**Given task:**
Repeat all the material exactly; pictures stay out of your copy.
━━━━━━
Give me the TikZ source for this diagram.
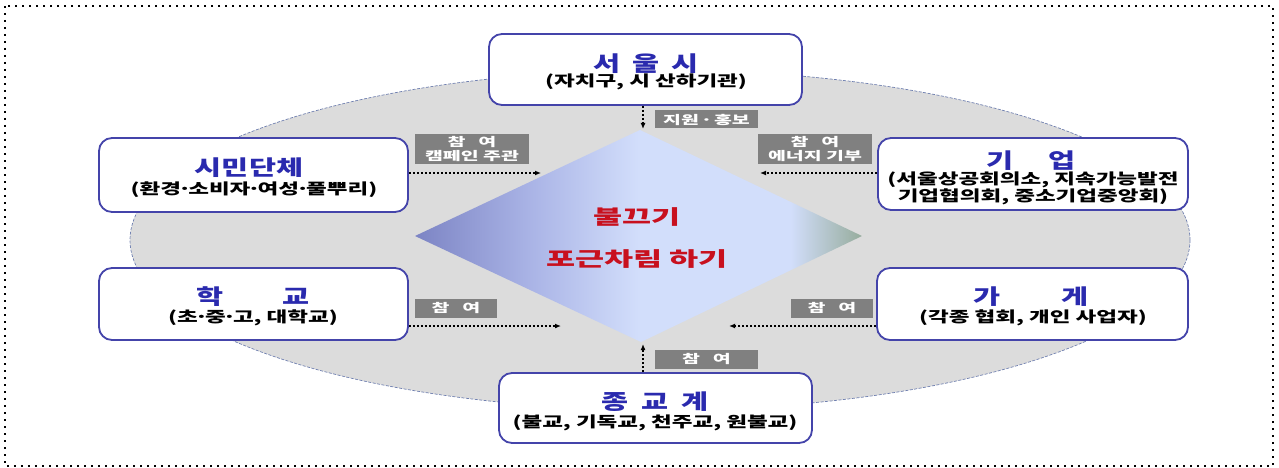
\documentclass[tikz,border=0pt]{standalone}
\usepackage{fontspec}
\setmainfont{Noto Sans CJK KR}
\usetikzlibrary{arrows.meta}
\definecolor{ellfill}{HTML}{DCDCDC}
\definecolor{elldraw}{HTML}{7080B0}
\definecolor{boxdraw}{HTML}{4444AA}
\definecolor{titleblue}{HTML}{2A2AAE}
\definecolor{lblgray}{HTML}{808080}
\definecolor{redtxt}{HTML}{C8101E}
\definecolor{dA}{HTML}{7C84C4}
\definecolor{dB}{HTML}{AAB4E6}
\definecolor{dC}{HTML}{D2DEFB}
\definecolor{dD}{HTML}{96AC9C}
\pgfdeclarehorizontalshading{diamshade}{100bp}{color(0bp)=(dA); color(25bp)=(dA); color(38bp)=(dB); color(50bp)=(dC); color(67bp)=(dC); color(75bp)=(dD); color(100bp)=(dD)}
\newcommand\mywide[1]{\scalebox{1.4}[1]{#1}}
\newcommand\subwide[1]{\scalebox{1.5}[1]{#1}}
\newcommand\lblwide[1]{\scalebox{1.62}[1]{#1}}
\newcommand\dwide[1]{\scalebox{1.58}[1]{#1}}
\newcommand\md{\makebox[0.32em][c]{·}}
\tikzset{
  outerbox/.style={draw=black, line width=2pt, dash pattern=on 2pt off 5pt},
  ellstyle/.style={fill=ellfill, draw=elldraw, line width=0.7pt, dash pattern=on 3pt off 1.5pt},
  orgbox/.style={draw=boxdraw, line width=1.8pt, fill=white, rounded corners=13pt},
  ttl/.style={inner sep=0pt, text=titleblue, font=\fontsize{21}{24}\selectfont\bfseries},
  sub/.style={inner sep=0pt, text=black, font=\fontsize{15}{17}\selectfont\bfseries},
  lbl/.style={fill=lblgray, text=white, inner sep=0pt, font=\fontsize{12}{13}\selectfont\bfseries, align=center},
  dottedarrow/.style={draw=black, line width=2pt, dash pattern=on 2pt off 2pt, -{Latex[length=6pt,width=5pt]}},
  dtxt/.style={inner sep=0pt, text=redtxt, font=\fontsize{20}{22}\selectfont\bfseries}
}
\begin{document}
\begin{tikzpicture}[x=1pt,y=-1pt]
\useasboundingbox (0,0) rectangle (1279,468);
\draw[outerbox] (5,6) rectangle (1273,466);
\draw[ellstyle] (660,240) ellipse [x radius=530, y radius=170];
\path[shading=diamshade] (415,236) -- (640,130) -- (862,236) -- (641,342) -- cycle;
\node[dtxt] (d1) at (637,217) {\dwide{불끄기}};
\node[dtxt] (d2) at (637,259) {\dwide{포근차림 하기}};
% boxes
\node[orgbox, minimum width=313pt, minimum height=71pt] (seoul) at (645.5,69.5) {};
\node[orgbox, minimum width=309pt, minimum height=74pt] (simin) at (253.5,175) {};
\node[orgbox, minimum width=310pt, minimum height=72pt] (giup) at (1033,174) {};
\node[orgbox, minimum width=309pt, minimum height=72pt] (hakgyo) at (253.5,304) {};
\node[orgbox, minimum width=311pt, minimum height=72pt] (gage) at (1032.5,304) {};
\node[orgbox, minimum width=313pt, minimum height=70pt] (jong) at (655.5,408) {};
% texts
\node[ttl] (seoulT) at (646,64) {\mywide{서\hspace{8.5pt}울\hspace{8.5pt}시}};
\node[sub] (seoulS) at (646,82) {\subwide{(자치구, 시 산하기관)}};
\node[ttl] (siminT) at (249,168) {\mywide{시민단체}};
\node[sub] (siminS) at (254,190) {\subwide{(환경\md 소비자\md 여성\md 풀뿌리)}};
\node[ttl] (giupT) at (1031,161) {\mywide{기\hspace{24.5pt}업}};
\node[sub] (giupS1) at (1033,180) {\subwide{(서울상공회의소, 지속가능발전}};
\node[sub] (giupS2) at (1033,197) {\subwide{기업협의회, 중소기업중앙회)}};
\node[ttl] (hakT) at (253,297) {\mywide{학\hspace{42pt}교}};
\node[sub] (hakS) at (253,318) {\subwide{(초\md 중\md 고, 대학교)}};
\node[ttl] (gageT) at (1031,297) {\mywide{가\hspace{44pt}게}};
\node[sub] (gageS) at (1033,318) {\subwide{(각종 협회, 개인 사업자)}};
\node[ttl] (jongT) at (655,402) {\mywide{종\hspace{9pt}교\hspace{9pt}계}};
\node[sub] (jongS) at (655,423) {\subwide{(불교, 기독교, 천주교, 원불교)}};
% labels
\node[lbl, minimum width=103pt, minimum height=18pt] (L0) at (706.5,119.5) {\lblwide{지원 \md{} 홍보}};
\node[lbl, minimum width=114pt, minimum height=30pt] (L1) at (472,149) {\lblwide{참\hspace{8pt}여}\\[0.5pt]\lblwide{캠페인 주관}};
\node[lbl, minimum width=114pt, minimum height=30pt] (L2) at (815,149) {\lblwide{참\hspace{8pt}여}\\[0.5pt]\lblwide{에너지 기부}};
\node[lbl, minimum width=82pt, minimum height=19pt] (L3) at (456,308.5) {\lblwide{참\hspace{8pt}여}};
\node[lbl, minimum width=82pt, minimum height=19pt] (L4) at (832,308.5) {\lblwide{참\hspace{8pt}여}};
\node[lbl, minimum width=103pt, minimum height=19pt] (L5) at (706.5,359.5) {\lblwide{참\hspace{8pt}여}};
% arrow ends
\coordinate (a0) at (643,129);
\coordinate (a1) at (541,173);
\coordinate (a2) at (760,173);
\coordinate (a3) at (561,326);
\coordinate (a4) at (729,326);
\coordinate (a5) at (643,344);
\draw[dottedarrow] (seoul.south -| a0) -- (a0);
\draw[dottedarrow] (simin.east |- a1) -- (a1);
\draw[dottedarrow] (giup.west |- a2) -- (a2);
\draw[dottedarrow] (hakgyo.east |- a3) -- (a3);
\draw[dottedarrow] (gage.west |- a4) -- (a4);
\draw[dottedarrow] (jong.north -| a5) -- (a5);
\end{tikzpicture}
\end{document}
━━━━━━
**Solved exercise:**
Give me the TikZ source for this diagram.
\documentclass[tikz,border=0pt]{standalone}
\usepackage{fontspec}
\setmainfont{Noto Sans CJK KR}
\usetikzlibrary{arrows.meta}
\definecolor{ellfill}{HTML}{DCDCDC}
\definecolor{elldraw}{HTML}{7080B0}
\definecolor{boxdraw}{HTML}{4444AA}
\definecolor{titleblue}{HTML}{2A2AAE}
\definecolor{lblgray}{HTML}{808080}
\definecolor{redtxt}{HTML}{C8101E}
\definecolor{dA}{HTML}{7C84C4}
\definecolor{dB}{HTML}{AAB4E6}
\definecolor{dC}{HTML}{D2DEFB}
\definecolor{dD}{HTML}{96AC9C}
\pgfdeclarehorizontalshading{diamshade}{100bp}{color(0bp)=(dA); color(25bp)=(dA); color(38bp)=(dB); color(50bp)=(dC); color(67bp)=(dC); color(75bp)=(dD); color(100bp)=(dD)}
\newcommand\mywide[1]{\scalebox{1.4}[1]{#1}}
\newcommand\subwide[1]{\scalebox{1.5}[1]{#1}}
\newcommand\lblwide[1]{\scalebox{1.62}[1]{#1}}
\newcommand\dwide[1]{\scalebox{1.58}[1]{#1}}
\newcommand\md{\makebox[0.32em][c]{·}}
\tikzset{
  outerbox/.style={draw=black, line width=2pt, dash pattern=on 2pt off 5pt},
  ellstyle/.style={fill=ellfill, draw=elldraw, line width=0.7pt, dash pattern=on 3pt off 1.5pt},
  orgbox/.style={draw=boxdraw, line width=1.8pt, fill=white, rounded corners=13pt},
  ttl/.style={inner sep=0pt, text=titleblue, font=\fontsize{21}{24}\selectfont\bfseries},
  sub/.style={inner sep=0pt, text=black, font=\fontsize{15}{17}\selectfont\bfseries},
  lbl/.style={fill=lblgray, text=white, inner sep=0pt, font=\fontsize{12}{13}\selectfont\bfseries, align=center},
  dottedarrow/.style={draw=black, line width=2pt, dash pattern=on 2pt off 2pt, -{Latex[length=6pt,width=5pt]}},
  dtxt/.style={inner sep=0pt, text=redtxt, font=\fontsize{20}{22}\selectfont\bfseries}
}
\begin{document}
\begin{tikzpicture}[x=1pt,y=-1pt]
\useasboundingbox (0,0) rectangle (1279,468);
\draw[outerbox] (5,6) rectangle (1273,466);
\draw[ellstyle] (660,240) ellipse [x radius=530, y radius=170];
\path[shading=diamshade] (415,236) -- (640,130) -- (862,236) -- (641,342) -- cycle;
\node[dtxt] (d1) at (637,217) {\dwide{불끄기}};
\node[dtxt] (d2) at (637,259) {\dwide{포근차림 하기}};
% boxes
\node[orgbox, minimum width=313pt, minimum height=71pt] (seoul) at (645.5,69.5) {};
\node[orgbox, minimum width=309pt, minimum height=74pt] (simin) at (253.5,175) {};
\node[orgbox, minimum width=310pt, minimum height=72pt] (giup) at (1033,174) {};
\node[orgbox, minimum width=309pt, minimum height=72pt] (hakgyo) at (253.5,304) {};
\node[orgbox, minimum width=311pt, minimum height=72pt] (gage) at (1032.5,304) {};
\node[orgbox, minimum width=313pt, minimum height=70pt] (jong) at (655.5,408) {};
% texts
\node[ttl] (seoulT) at (646,64) {\mywide{서\hspace{8.5pt}울\hspace{8.5pt}시}};
\node[sub] (seoulS) at (646,82) {\subwide{(자치구, 시 산하기관)}};
\node[ttl] (siminT) at (249,168) {\mywide{시민단체}};
\node[sub] (siminS) at (254,190) {\subwide{(환경\md 소비자\md 여성\md 풀뿌리)}};
\node[ttl] (giupT) at (1031,161) {\mywide{기\hspace{24.5pt}업}};
\node[sub] (giupS1) at (1033,180) {\subwide{(서울상공회의소, 지속가능발전}};
\node[sub] (giupS2) at (1033,197) {\subwide{기업협의회, 중소기업중앙회)}};
\node[ttl] (hakT) at (253,297) {\mywide{학\hspace{42pt}교}};
\node[sub] (hakS) at (253,318) {\subwide{(초\md 중\md 고, 대학교)}};
\node[ttl] (gageT) at (1031,297) {\mywide{가\hspace{44pt}게}};
\node[sub] (gageS) at (1033,318) {\subwide{(각종 협회, 개인 사업자)}};
\node[ttl] (jongT) at (655,402) {\mywide{종\hspace{9pt}교\hspace{9pt}계}};
\node[sub] (jongS) at (655,423) {\subwide{(불교, 기독교, 천주교, 원불교)}};
% labels
\node[lbl, minimum width=103pt, minimum height=18pt] (L0) at (706.5,119.5) {\lblwide{지원 \md{} 홍보}};
\node[lbl, minimum width=114pt, minimum height=30pt] (L1) at (472,149) {\lblwide{참\hspace{8pt}여}\\[0.5pt]\lblwide{캠페인 주관}};
\node[lbl, minimum width=114pt, minimum height=30pt] (L2) at (815,149) {\lblwide{참\hspace{8pt}여}\\[0.5pt]\lblwide{에너지 기부}};
\node[lbl, minimum width=82pt, minimum height=19pt] (L3) at (456,308.5) {\lblwide{참\hspace{8pt}여}};
\node[lbl, minimum width=82pt, minimum height=19pt] (L4) at (832,308.5) {\lblwide{참\hspace{8pt}여}};
\node[lbl, minimum width=103pt, minimum height=19pt] (L5) at (706.5,359.5) {\lblwide{참\hspace{8pt}여}};
% arrow ends
\coordinate (a0) at (643,129);
\coordinate (a1) at (541,173);
\coordinate (a2) at (760,173);
\coordinate (a3) at (561,326);
\coordinate (a4) at (729,326);
\coordinate (a5) at (643,344);
\draw[dottedarrow] (seoul.south -| a0) -- (a0);
\draw[dottedarrow] (simin.east |- a1) -- (a1);
\draw[dottedarrow] (giup.west |- a2) -- (a2);
\draw[dottedarrow] (hakgyo.east |- a3) -- (a3);
\draw[dottedarrow] (gage.west |- a4) -- (a4);
\draw[dottedarrow] (jong.north -| a5) -- (a5);
\end{tikzpicture}
\end{document}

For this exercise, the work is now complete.